=== GIVEN DATA ===
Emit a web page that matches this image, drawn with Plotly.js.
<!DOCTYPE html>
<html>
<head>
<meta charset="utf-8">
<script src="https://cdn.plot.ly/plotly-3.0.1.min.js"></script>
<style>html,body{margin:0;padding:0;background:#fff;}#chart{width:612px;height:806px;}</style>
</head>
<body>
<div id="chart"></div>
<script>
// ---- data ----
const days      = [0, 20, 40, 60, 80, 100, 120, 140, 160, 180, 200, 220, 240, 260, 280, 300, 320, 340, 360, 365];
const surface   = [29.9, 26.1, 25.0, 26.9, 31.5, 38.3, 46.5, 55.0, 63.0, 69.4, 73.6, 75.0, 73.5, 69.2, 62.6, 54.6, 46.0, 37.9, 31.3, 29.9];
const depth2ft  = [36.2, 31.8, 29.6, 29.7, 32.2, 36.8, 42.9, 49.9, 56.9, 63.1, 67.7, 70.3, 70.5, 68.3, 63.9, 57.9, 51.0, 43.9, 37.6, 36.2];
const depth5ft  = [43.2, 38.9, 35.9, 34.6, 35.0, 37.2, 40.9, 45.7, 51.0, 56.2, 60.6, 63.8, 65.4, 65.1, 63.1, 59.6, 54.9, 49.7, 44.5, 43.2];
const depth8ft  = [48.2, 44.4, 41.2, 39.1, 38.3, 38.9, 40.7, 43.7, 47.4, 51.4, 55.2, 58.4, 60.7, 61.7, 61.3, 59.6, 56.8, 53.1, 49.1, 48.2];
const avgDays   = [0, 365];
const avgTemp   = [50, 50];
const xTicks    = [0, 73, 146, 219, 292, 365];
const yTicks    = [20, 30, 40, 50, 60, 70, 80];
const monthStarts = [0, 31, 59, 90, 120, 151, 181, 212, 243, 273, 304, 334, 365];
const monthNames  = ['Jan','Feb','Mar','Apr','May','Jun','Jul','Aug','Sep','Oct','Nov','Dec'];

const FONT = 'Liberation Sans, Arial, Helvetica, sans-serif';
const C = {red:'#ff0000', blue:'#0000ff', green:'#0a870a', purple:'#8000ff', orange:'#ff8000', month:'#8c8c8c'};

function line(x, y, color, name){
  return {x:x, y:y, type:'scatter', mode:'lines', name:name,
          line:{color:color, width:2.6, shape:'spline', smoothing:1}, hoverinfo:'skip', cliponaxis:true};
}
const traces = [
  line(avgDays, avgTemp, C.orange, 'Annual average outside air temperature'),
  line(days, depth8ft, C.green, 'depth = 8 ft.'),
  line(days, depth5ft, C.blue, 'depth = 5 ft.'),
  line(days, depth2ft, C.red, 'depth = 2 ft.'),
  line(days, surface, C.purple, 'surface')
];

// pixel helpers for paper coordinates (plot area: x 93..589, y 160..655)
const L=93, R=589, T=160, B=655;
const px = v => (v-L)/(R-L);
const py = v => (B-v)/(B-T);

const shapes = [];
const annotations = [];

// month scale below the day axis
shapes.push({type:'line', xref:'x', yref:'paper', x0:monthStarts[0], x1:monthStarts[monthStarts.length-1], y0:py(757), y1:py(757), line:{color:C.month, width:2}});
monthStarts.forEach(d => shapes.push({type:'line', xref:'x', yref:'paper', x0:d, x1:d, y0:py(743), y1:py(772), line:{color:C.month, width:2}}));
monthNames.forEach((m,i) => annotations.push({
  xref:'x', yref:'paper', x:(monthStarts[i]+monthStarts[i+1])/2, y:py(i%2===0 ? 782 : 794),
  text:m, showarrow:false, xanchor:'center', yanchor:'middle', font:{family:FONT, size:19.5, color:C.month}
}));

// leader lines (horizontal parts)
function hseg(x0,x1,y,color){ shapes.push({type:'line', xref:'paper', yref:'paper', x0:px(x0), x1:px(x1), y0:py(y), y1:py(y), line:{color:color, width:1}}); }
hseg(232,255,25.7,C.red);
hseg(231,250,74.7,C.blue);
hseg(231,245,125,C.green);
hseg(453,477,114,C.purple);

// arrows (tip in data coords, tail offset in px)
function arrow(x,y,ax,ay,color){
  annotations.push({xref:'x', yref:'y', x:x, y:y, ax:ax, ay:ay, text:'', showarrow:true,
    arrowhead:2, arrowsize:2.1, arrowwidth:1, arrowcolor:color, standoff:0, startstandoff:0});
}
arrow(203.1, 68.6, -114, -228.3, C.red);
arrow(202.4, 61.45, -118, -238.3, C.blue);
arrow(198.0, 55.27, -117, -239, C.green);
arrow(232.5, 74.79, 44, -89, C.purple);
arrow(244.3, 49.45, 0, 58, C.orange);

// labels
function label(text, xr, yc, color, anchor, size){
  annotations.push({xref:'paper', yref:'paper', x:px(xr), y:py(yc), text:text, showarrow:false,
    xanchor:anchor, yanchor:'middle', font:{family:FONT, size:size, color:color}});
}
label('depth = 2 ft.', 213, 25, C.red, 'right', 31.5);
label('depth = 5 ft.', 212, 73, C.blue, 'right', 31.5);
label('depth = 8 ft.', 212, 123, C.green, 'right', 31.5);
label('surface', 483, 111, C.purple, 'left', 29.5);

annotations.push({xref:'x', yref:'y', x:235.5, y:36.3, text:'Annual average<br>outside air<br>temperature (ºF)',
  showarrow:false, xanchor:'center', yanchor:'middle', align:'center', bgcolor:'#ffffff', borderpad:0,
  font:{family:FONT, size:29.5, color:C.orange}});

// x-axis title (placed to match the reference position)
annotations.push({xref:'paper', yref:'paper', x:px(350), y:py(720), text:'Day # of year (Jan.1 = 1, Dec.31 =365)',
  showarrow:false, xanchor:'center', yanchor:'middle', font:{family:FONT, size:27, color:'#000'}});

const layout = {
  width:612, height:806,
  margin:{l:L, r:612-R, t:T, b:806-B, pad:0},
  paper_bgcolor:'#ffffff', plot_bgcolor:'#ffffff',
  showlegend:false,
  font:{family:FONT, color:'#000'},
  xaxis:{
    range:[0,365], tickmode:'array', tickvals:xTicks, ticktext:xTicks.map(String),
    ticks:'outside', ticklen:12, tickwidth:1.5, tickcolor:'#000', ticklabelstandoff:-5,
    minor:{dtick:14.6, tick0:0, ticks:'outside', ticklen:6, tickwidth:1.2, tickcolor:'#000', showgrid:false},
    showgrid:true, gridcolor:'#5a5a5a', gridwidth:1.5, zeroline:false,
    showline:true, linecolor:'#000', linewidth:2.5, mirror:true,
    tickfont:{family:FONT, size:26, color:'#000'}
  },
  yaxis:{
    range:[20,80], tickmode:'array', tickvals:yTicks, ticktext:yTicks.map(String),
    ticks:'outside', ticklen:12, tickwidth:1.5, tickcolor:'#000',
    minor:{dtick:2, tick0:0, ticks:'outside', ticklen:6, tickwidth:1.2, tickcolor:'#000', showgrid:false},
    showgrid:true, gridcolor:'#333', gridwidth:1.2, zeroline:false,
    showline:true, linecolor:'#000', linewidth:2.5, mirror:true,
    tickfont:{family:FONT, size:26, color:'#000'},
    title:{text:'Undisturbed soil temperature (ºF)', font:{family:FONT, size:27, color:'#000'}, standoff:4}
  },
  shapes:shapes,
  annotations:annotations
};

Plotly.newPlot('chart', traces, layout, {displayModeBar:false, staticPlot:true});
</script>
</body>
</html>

=== TASK TO COMPLETE ===
Your task is to repeat the data exactly, with nothing left out.

=== EXERCISE ANSWER ===
Emit a web page that matches this image, drawn with Plotly.js.
<!DOCTYPE html>
<html>
<head>
<meta charset="utf-8">
<script src="https://cdn.plot.ly/plotly-3.0.1.min.js"></script>
<style>html,body{margin:0;padding:0;background:#fff;}#chart{width:612px;height:806px;}</style>
</head>
<body>
<div id="chart"></div>
<script>
// ---- data ----
const days      = [0, 20, 40, 60, 80, 100, 120, 140, 160, 180, 200, 220, 240, 260, 280, 300, 320, 340, 360, 365];
const surface   = [29.9, 26.1, 25.0, 26.9, 31.5, 38.3, 46.5, 55.0, 63.0, 69.4, 73.6, 75.0, 73.5, 69.2, 62.6, 54.6, 46.0, 37.9, 31.3, 29.9];
const depth2ft  = [36.2, 31.8, 29.6, 29.7, 32.2, 36.8, 42.9, 49.9, 56.9, 63.1, 67.7, 70.3, 70.5, 68.3, 63.9, 57.9, 51.0, 43.9, 37.6, 36.2];
const depth5ft  = [43.2, 38.9, 35.9, 34.6, 35.0, 37.2, 40.9, 45.7, 51.0, 56.2, 60.6, 63.8, 65.4, 65.1, 63.1, 59.6, 54.9, 49.7, 44.5, 43.2];
const depth8ft  = [48.2, 44.4, 41.2, 39.1, 38.3, 38.9, 40.7, 43.7, 47.4, 51.4, 55.2, 58.4, 60.7, 61.7, 61.3, 59.6, 56.8, 53.1, 49.1, 48.2];
const avgDays   = [0, 365];
const avgTemp   = [50, 50];
const xTicks    = [0, 73, 146, 219, 292, 365];
const yTicks    = [20, 30, 40, 50, 60, 70, 80];
const monthStarts = [0, 31, 59, 90, 120, 151, 181, 212, 243, 273, 304, 334, 365];
const monthNames  = ['Jan','Feb','Mar','Apr','May','Jun','Jul','Aug','Sep','Oct','Nov','Dec'];

const FONT = 'Liberation Sans, Arial, Helvetica, sans-serif';
const C = {red:'#ff0000', blue:'#0000ff', green:'#0a870a', purple:'#8000ff', orange:'#ff8000', month:'#8c8c8c'};

function line(x, y, color, name){
  return {x:x, y:y, type:'scatter', mode:'lines', name:name,
          line:{color:color, width:2.6, shape:'spline', smoothing:1}, hoverinfo:'skip', cliponaxis:true};
}
const traces = [
  line(avgDays, avgTemp, C.orange, 'Annual average outside air temperature'),
  line(days, depth8ft, C.green, 'depth = 8 ft.'),
  line(days, depth5ft, C.blue, 'depth = 5 ft.'),
  line(days, depth2ft, C.red, 'depth = 2 ft.'),
  line(days, surface, C.purple, 'surface')
];

// pixel helpers for paper coordinates (plot area: x 93..589, y 160..655)
const L=93, R=589, T=160, B=655;
const px = v => (v-L)/(R-L);
const py = v => (B-v)/(B-T);

const shapes = [];
const annotations = [];

// month scale below the day axis
shapes.push({type:'line', xref:'x', yref:'paper', x0:monthStarts[0], x1:monthStarts[monthStarts.length-1], y0:py(757), y1:py(757), line:{color:C.month, width:2}});
monthStarts.forEach(d => shapes.push({type:'line', xref:'x', yref:'paper', x0:d, x1:d, y0:py(743), y1:py(772), line:{color:C.month, width:2}}));
monthNames.forEach((m,i) => annotations.push({
  xref:'x', yref:'paper', x:(monthStarts[i]+monthStarts[i+1])/2, y:py(i%2===0 ? 782 : 794),
  text:m, showarrow:false, xanchor:'center', yanchor:'middle', font:{family:FONT, size:19.5, color:C.month}
}));

// leader lines (horizontal parts)
function hseg(x0,x1,y,color){ shapes.push({type:'line', xref:'paper', yref:'paper', x0:px(x0), x1:px(x1), y0:py(y), y1:py(y), line:{color:color, width:1}}); }
hseg(232,255,25.7,C.red);
hseg(231,250,74.7,C.blue);
hseg(231,245,125,C.green);
hseg(453,477,114,C.purple);

// arrows (tip in data coords, tail offset in px)
function arrow(x,y,ax,ay,color){
  annotations.push({xref:'x', yref:'y', x:x, y:y, ax:ax, ay:ay, text:'', showarrow:true,
    arrowhead:2, arrowsize:2.1, arrowwidth:1, arrowcolor:color, standoff:0, startstandoff:0});
}
arrow(203.1, 68.6, -114, -228.3, C.red);
arrow(202.4, 61.45, -118, -238.3, C.blue);
arrow(198.0, 55.27, -117, -239, C.green);
arrow(232.5, 74.79, 44, -89, C.purple);
arrow(244.3, 49.45, 0, 58, C.orange);

// labels
function label(text, xr, yc, color, anchor, size){
  annotations.push({xref:'paper', yref:'paper', x:px(xr), y:py(yc), text:text, showarrow:false,
    xanchor:anchor, yanchor:'middle', font:{family:FONT, size:size, color:color}});
}
label('depth = 2 ft.', 213, 25, C.red, 'right', 31.5);
label('depth = 5 ft.', 212, 73, C.blue, 'right', 31.5);
label('depth = 8 ft.', 212, 123, C.green, 'right', 31.5);
label('surface', 483, 111, C.purple, 'left', 29.5);

annotations.push({xref:'x', yref:'y', x:235.5, y:36.3, text:'Annual average<br>outside air<br>temperature (ºF)',
  showarrow:false, xanchor:'center', yanchor:'middle', align:'center', bgcolor:'#ffffff', borderpad:0,
  font:{family:FONT, size:29.5, color:C.orange}});

// x-axis title (placed to match the reference position)
annotations.push({xref:'paper', yref:'paper', x:px(350), y:py(720), text:'Day # of year (Jan.1 = 1, Dec.31 =365)',
  showarrow:false, xanchor:'center', yanchor:'middle', font:{family:FONT, size:27, color:'#000'}});

const layout = {
  width:612, height:806,
  margin:{l:L, r:612-R, t:T, b:806-B, pad:0},
  paper_bgcolor:'#ffffff', plot_bgcolor:'#ffffff',
  showlegend:false,
  font:{family:FONT, color:'#000'},
  xaxis:{
    range:[0,365], tickmode:'array', tickvals:xTicks, ticktext:xTicks.map(String),
    ticks:'outside', ticklen:12, tickwidth:1.5, tickcolor:'#000', ticklabelstandoff:-5,
    minor:{dtick:14.6, tick0:0, ticks:'outside', ticklen:6, tickwidth:1.2, tickcolor:'#000', showgrid:false},
    showgrid:true, gridcolor:'#5a5a5a', gridwidth:1.5, zeroline:false,
    showline:true, linecolor:'#000', linewidth:2.5, mirror:true,
    tickfont:{family:FONT, size:26, color:'#000'}
  },
  yaxis:{
    range:[20,80], tickmode:'array', tickvals:yTicks, ticktext:yTicks.map(String),
    ticks:'outside', ticklen:12, tickwidth:1.5, tickcolor:'#000',
    minor:{dtick:2, tick0:0, ticks:'outside', ticklen:6, tickwidth:1.2, tickcolor:'#000', showgrid:false},
    showgrid:true, gridcolor:'#333', gridwidth:1.2, zeroline:false,
    showline:true, linecolor:'#000', linewidth:2.5, mirror:true,
    tickfont:{family:FONT, size:26, color:'#000'},
    title:{text:'Undisturbed soil temperature (ºF)', font:{family:FONT, size:27, color:'#000'}, standoff:4}
  },
  shapes:shapes,
  annotations:annotations
};

Plotly.newPlot('chart', traces, layout, {displayModeBar:false, staticPlot:true});
</script>
</body>
</html>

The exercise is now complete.